Neither Bridi or Whittaker could be reached early Tuesday to answer questions about the man they had done business with and endorsed.
Their neighbors, of course, were shocked.
“All I knew about them was when I saw them pull in and out of their driveway,” Vicky Steinitz, 71, told the Associated Press. “They were really nice and kept to themselves.”
“I’m surprised, very surprised,” Montse Monne-Corbero, a next-door neighbor, told the Boston Herald.
“She was a friendly neighbor. She was gorgeous. She was nice. They were European but I didn’t know what kind.”
The FBI isn’t sure either, by the looks of its 37-page affidavit. The man known as “Heathfield” was almost certainly a Russian trained for years in Moscow’s most elite intelligence school to pass as a Canadian or American, its affidavit suggests.
The real Heathfield, the FBI says, was a Canadian who died a few years ago. His birth certificate was obtained by Moscow Center to fashion a new identity for its spy, whose real name and background may never be learned.
But investigators, journalists and amateur sleuths have plenty to chew on in the electronic trail “Heathfield” left on his personal and company Web sites.
His Linked-in page alone lists over 30 professional alumni, business, academic and international relations associations in which he had sought membership, ranging from Harvard and “Ivy” groups to a business groups focused on China to — ominously, considering the charges against him — groups organized around U.S. homeland security, such as the National Emergency Management Resource Center, a unit of DHS.

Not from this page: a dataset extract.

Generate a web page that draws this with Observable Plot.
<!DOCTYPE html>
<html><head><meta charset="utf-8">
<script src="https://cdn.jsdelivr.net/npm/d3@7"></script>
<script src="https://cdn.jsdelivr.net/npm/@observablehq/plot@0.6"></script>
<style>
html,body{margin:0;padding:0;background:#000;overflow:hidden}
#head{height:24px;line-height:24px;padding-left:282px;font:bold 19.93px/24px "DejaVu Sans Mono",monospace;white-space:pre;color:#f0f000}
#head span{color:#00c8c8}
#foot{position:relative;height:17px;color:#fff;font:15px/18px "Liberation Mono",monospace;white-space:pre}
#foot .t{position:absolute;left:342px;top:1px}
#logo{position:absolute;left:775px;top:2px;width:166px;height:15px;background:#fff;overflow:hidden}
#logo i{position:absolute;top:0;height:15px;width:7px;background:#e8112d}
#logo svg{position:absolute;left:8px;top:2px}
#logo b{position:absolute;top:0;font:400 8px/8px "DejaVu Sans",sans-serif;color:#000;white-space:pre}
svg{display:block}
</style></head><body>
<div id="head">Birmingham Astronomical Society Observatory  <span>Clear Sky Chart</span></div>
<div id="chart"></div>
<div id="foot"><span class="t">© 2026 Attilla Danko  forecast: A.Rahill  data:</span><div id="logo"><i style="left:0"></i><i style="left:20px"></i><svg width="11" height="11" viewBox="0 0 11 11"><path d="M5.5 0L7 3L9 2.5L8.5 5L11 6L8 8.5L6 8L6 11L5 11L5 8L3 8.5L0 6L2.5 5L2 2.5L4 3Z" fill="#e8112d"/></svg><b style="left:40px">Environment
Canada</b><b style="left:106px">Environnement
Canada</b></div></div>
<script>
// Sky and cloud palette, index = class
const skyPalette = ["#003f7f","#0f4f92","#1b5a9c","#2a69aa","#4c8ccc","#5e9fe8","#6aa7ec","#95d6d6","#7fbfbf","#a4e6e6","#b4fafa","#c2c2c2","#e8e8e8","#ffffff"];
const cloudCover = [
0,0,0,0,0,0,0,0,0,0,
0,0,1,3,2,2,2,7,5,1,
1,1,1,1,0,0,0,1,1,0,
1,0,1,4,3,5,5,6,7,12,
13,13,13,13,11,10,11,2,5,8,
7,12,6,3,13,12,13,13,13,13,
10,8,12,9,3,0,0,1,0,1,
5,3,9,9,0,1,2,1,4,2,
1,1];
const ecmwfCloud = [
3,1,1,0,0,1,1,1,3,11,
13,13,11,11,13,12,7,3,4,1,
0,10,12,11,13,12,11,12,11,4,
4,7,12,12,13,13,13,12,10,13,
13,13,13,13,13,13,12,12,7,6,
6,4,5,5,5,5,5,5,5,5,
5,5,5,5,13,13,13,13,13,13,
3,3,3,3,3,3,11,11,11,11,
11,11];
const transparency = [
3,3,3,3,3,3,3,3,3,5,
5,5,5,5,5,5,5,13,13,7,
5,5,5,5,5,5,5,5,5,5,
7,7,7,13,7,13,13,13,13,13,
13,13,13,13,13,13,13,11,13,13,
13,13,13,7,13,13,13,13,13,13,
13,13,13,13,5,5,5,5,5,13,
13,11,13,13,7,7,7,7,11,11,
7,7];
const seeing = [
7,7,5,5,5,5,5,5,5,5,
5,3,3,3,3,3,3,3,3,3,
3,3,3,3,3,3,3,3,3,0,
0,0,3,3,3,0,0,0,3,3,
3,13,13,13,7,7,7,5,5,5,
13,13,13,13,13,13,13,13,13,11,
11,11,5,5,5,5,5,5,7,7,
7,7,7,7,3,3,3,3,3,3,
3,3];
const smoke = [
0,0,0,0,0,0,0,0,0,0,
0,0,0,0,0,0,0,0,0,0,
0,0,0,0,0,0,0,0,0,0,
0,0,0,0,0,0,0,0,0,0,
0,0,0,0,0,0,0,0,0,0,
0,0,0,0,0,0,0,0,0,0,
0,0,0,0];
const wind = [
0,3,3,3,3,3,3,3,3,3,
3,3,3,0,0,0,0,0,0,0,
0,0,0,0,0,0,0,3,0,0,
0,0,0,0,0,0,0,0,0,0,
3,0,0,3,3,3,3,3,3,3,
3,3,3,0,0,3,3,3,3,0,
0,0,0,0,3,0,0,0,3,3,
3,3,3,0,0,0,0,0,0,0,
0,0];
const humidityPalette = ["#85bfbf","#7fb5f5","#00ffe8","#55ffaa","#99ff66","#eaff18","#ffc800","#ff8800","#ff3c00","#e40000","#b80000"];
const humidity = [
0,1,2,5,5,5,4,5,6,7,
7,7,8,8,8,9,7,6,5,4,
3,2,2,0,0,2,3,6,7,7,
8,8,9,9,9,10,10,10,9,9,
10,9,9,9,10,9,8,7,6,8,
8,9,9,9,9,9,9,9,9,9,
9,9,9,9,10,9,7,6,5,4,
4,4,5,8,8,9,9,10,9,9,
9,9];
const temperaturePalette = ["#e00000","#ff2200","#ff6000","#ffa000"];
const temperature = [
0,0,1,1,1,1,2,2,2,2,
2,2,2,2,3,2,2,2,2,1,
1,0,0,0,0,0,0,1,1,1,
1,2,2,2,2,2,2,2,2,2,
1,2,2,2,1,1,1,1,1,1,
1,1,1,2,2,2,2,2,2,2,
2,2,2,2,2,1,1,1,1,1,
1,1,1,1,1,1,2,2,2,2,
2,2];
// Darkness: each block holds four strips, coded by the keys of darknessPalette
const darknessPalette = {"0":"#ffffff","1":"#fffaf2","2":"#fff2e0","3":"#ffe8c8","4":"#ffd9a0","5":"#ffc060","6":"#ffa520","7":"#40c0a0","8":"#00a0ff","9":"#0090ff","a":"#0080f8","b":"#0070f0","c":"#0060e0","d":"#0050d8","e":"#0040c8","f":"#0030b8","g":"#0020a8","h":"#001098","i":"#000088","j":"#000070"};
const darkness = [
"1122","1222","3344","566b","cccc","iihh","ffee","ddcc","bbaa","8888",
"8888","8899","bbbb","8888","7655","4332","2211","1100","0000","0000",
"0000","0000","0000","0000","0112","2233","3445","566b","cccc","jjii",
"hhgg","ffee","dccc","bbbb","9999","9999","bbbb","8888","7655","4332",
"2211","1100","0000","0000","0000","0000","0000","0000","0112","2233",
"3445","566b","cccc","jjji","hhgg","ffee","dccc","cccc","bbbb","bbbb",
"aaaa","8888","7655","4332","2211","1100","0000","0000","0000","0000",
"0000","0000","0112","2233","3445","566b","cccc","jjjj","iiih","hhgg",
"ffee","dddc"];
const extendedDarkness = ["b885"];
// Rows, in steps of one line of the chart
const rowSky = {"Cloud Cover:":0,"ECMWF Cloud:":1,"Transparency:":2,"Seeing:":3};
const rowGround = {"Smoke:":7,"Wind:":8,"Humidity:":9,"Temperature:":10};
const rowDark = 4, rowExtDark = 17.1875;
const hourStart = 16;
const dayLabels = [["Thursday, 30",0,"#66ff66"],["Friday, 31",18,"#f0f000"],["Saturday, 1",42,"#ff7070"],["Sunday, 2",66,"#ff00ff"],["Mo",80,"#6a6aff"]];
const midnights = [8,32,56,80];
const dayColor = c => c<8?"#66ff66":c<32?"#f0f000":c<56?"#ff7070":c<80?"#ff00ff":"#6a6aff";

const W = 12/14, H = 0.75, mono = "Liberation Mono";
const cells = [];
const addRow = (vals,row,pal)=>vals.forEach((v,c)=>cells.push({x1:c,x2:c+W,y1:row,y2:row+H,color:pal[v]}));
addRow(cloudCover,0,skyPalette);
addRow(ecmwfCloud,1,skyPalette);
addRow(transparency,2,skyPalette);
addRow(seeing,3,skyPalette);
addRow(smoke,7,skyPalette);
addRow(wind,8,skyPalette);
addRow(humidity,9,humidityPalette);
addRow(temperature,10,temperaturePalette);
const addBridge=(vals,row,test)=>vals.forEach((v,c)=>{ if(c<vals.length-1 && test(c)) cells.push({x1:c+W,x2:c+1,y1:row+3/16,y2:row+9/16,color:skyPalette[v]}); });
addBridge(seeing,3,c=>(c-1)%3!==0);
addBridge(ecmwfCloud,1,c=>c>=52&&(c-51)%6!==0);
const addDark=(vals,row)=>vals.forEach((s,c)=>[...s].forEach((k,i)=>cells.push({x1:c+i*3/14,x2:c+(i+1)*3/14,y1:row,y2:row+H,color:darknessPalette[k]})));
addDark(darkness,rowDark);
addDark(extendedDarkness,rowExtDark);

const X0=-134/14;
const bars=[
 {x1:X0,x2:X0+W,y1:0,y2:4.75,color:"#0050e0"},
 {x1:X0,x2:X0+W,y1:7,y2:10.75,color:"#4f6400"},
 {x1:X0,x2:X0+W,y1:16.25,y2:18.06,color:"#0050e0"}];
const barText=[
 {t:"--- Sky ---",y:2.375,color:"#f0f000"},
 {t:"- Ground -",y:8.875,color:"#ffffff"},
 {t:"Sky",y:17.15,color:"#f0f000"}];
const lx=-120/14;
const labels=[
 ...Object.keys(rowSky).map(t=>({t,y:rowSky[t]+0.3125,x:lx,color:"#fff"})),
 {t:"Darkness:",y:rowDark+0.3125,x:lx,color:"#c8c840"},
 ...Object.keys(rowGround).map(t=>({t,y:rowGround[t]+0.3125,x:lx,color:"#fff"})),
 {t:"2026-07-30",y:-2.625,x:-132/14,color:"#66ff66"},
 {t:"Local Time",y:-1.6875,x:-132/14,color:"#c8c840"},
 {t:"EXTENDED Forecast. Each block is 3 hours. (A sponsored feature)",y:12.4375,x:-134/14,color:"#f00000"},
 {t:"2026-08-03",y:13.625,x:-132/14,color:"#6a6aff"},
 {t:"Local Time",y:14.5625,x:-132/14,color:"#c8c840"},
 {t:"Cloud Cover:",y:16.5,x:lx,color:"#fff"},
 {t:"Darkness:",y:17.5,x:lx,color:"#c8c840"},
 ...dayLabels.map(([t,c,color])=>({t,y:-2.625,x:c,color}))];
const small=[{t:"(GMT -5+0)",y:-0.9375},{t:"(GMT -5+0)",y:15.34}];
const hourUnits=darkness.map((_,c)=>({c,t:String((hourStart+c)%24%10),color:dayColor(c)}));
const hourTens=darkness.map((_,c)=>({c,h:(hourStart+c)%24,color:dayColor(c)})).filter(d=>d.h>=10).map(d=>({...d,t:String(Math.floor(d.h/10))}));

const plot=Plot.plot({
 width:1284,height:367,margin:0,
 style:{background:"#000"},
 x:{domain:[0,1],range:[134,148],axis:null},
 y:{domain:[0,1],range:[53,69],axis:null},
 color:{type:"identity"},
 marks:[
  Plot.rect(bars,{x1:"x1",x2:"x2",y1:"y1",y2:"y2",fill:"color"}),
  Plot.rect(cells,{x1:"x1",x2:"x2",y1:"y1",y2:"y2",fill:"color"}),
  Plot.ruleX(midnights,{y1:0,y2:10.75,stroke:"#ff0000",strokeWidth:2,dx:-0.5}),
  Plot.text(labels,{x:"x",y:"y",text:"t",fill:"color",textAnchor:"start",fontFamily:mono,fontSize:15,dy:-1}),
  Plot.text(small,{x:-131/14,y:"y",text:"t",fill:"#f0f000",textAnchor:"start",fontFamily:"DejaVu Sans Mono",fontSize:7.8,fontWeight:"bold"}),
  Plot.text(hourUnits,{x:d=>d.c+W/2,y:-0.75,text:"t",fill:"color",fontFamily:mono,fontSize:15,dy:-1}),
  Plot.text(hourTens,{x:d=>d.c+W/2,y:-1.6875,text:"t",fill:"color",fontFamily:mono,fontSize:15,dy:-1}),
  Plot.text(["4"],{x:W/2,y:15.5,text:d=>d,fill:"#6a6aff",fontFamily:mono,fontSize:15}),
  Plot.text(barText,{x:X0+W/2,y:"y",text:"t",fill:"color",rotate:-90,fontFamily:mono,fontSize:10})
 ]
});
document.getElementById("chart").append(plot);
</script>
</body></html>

According the FBI’s affidavit, “Heathfield” was looking for information on U.S. nuclear weapons, among other subjects. Moscow also tasked him to report on “United States policy with regard to the use of the Internet by terrorists, United States policies in Central America, problems with United States military policy and ‘Western estimation of (Russian) foreign policy,”’ the affidavit said.
Heathfield also had contacts with unidentified former congressional staff members, the FBI affidavit said — no surprise, considering Harvard’s Kennedy School alone is full of them.
His Linked-in site lists 86 “connections,” none publicly available.
None of Heathfield’s worldwide business associates could be immediately reached for comment early Tuesday.
E-mails to them, as well as to employees of Global Partners and Future Map, went unanswered.